■ **Short problem**: Pictures are not part of the copy. Retype the lines from the first one through the line that contains "const groupNames = ['Group".

■ **Supplied information**:
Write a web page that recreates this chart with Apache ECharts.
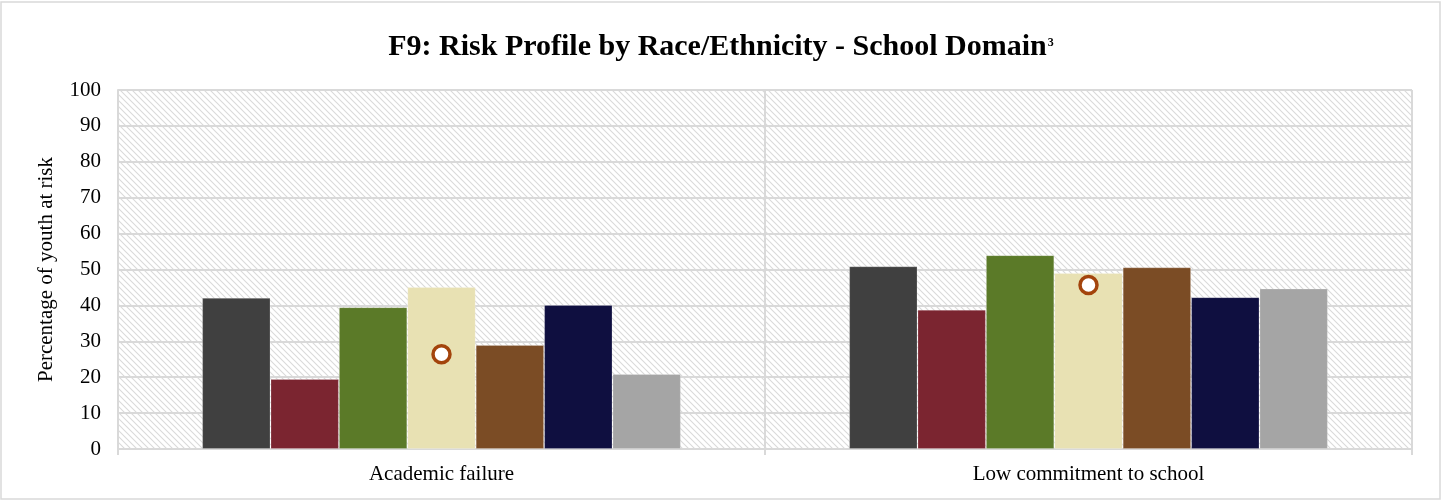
<!DOCTYPE html>
<html>
<head>
<meta charset="utf-8">
<script src="https://cdn.jsdelivr.net/npm/echarts@6/dist/echarts.min.js"></script>
<style>
  html, body { margin: 0; padding: 0; background: #fff; }
  #chart { width: 1442px; height: 502px; }
</style>
</head>
<body>
<div id="chart"></div>
<script>
// Risk domains on the x axis
const categories = ['Academic failure', 'Low commitment to school'];

// Percentage of youth at risk, one array per group
const group1 = [42.1, 50.9];
const group2 = [19.5, 38.8];
const group3 = [39.5, 54.0];
const group4 = [45.1, 49.0];
const group5 = [29.0, 50.6];
const group6 = [40.1, 42.3];
const group7 = [20.9, 44.7];
// Overall reference value shown as a circle marker
const overall = [26.4, 45.7];

const yTicks = { min: 0, max: 100, interval: 10 };

const groups = [group1, group2, group3, group4, group5, group6, group7];
const groupColors = ['#404040', '#7B2530', '#5B7A28', '#E8E1B3', '#7B4C25', '#0F0F40', '#A5A5A5'];
const groupNames = ['Group 1', 'Group 2', 'Group 3', 'Group 4', 'Group 5', 'Group 6', 'Group 7'];

// Diagonal hatch used as the plot background
function makeHatch() {
  const c = document.createElement('canvas');
  c.width = 6; c.height = 6;
  const ctx = c.getContext('2d');
  ctx.fillStyle = '#ffffff';
  ctx.fillRect(0, 0, 6, 6);
  ctx.strokeStyle = '#dadada';
  ctx.lineWidth = 1.1;
  ctx.beginPath();
  ctx.moveTo(-1, -1); ctx.lineTo(7, 7);
  ctx.moveTo(-4, 2); ctx.lineTo(4, 10);
  ctx.moveTo(2, -4); ctx.lineTo(10, 4);
  ctx.stroke();
  return c;
}

const chart = echarts.init(document.getElementById('chart'), null, { renderer: 'canvas' });

const serif = '"Liberation Serif", "Times New Roman", serif';

const series = groups.map((vals, i) => ({
  name: groupNames[i],
  type: 'bar',
  data: vals,
  barGap: '0%',
  barCategoryGap: '26%',
  itemStyle: {
    color: groupColors[i],
    borderColor: 'rgba(255,255,255,0.2)',
    borderWidth: 1
  },
  z: 2
}));

series.push({
  name: 'Overall',
  type: 'scatter',
  data: overall,
  symbol: 'circle',
  symbolSize: 17,
  itemStyle: { color: '#ffffff', borderColor: '#A3440C', borderWidth: 3.5, opacity: 1 },
  z: 5
});

chart.setOption({
  animation: false,
  backgroundColor: '#ffffff',
  graphic: [{
    type: 'rect',
    shape: { x: 1, y: 2, width: 1439, height: 497 },
    style: { fill: 'none', stroke: '#d9d9d9', lineWidth: 1.5 },
    z: -10
  }],
  title: {
    text: '{t|F9: Risk Profile by Race/Ethnicity - School Domain}{s|3}',
    left: 'center',
    top: 27,
    textStyle: {
      rich: {
        t: { fontFamily: serif, fontWeight: 'bold', fontSize: 30, color: '#000' },
        s: { fontFamily: serif, fontWeight: 'bold', fontSize: 12, color: '#000', padding: [0, 0, 8, 1] }
      }
    }
  },
  grid: {
    left: 118, right: 30, top: 90, bottom: 53,
    show: true,
    borderWidth: 0,
    backgroundColor: { image: makeHatch(), repeat: 'repeat' }
  },
  xAxis: {
    type: 'category',
    data: categories,
    axisLine: { show: true, lineStyle: { color: '#d9d9d9', width: 2 } },
    axisTick: { show: true, alignWithLabel: false, length: 6, lineStyle: { color: '#d9d9d9', width: 2 } },
    splitLine: { show: true, lineStyle: { color: '#d9d9d9', width: 2 } },
    axisLabel: { fontFamily: serif, fontSize: 21, color: '#000', margin: 15 }
  },
  yAxis: {
    type: 'value',
    min: yTicks.min, max: yTicks.max, interval: yTicks.interval,
    name: 'Percentage of youth at risk',
    nameLocation: 'middle',
    nameGap: 61,
    nameTextStyle: { fontFamily: serif, fontSize: 21, color: '#000' },
    axisLine: { show: true, lineStyle: { color: '#d9d9d9', width: 2 } },
    axisTick: { show: false },
    splitLine: { show: true, lineStyle: { color: '#d9d9d9', width: 2 } },
    axisLabel: { fontFamily: serif, fontSize: 21, color: '#000', margin: 17 }
  },
  series: series
});
</script>
</body>
</html>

■ **Completed exercise**:
Write a web page that recreates this chart with Apache ECharts.
<!DOCTYPE html>
<html>
<head>
<meta charset="utf-8">
<script src="https://cdn.jsdelivr.net/npm/echarts@6/dist/echarts.min.js"></script>
<style>
  html, body { margin: 0; padding: 0; background: #fff; }
  #chart { width: 1442px; height: 502px; }
</style>
</head>
<body>
<div id="chart"></div>
<script>
// Risk domains on the x axis
const categories = ['Academic failure', 'Low commitment to school'];

// Percentage of youth at risk, one array per group
const group1 = [42.1, 50.9];
const group2 = [19.5, 38.8];
const group3 = [39.5, 54.0];
const group4 = [45.1, 49.0];
const group5 = [29.0, 50.6];
const group6 = [40.1, 42.3];
const group7 = [20.9, 44.7];
// Overall reference value shown as a circle marker
const overall = [26.4, 45.7];

const yTicks = { min: 0, max: 100, interval: 10 };

const groups = [group1, group2, group3, group4, group5, group6, group7];
const groupColors = ['#404040', '#7B2530', '#5B7A28', '#E8E1B3', '#7B4C25', '#0F0F40', '#A5A5A5'];
const groupNames = ['Group 1', 'Group 2', 'Group 3', 'Group 4', 'Group 5', 'Group 6', 'Group 7'];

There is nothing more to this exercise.